La décarbonation signifie l'électrification: qu'attendez-vous de la politique en matière de réglementation pour que les objectifs climatiques puissent être atteints, et pas seulement par votre entreprise?
La décarbonation signifie certes l'électrification, mais elle est la conséquence de la modernisation! C'est comme conduire une voiture électrique: on n'a pas l'impression de conduire une voiture futuriste, mais on a le sentiment de faire partie d'une «nouvelle norme». La réalisation des objectifs climatiques nécessite une harmonisation entre les pays et des incitations pour promouvoir la modernisation des sources d'énergie. Les décideurs politiques doivent contribuer à rendre le sujet compréhensible, pragmatique et désirable, pour mettre fin à l'inertie et à la confusion qui tiennent à sa complexité.
Quels sont, selon vous, les arguments en faveur de la loi fédérale prévue sur la protection du climat?

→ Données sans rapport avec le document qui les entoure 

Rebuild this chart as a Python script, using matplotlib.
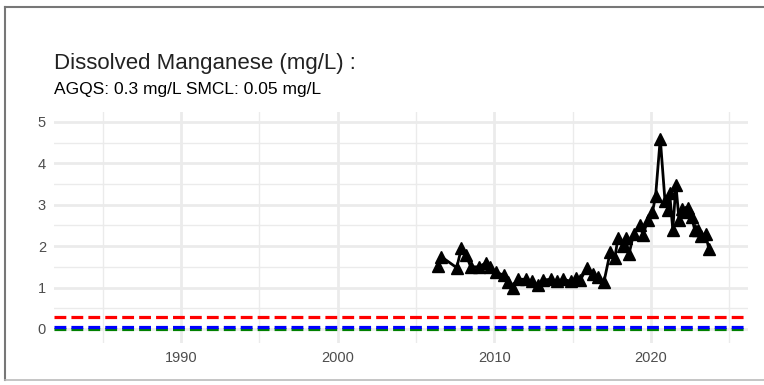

La loi sur la protection du climat met en place les bonnes incitations: elle soutient les efforts des entreprises et des citoyens qui s'engagent, sans pour autant glisser sur un terrain dogmatique et éloigné de la pratique. L'extension imminente du cadre
législatif et sa couverture médiatique vont avoir une grande portée, et j'espère que davantage de personnes et d'entreprises se joindront au mouvement pour le développement durable par un travail commun en vue d’un avenir moderne et propre pour nous tous.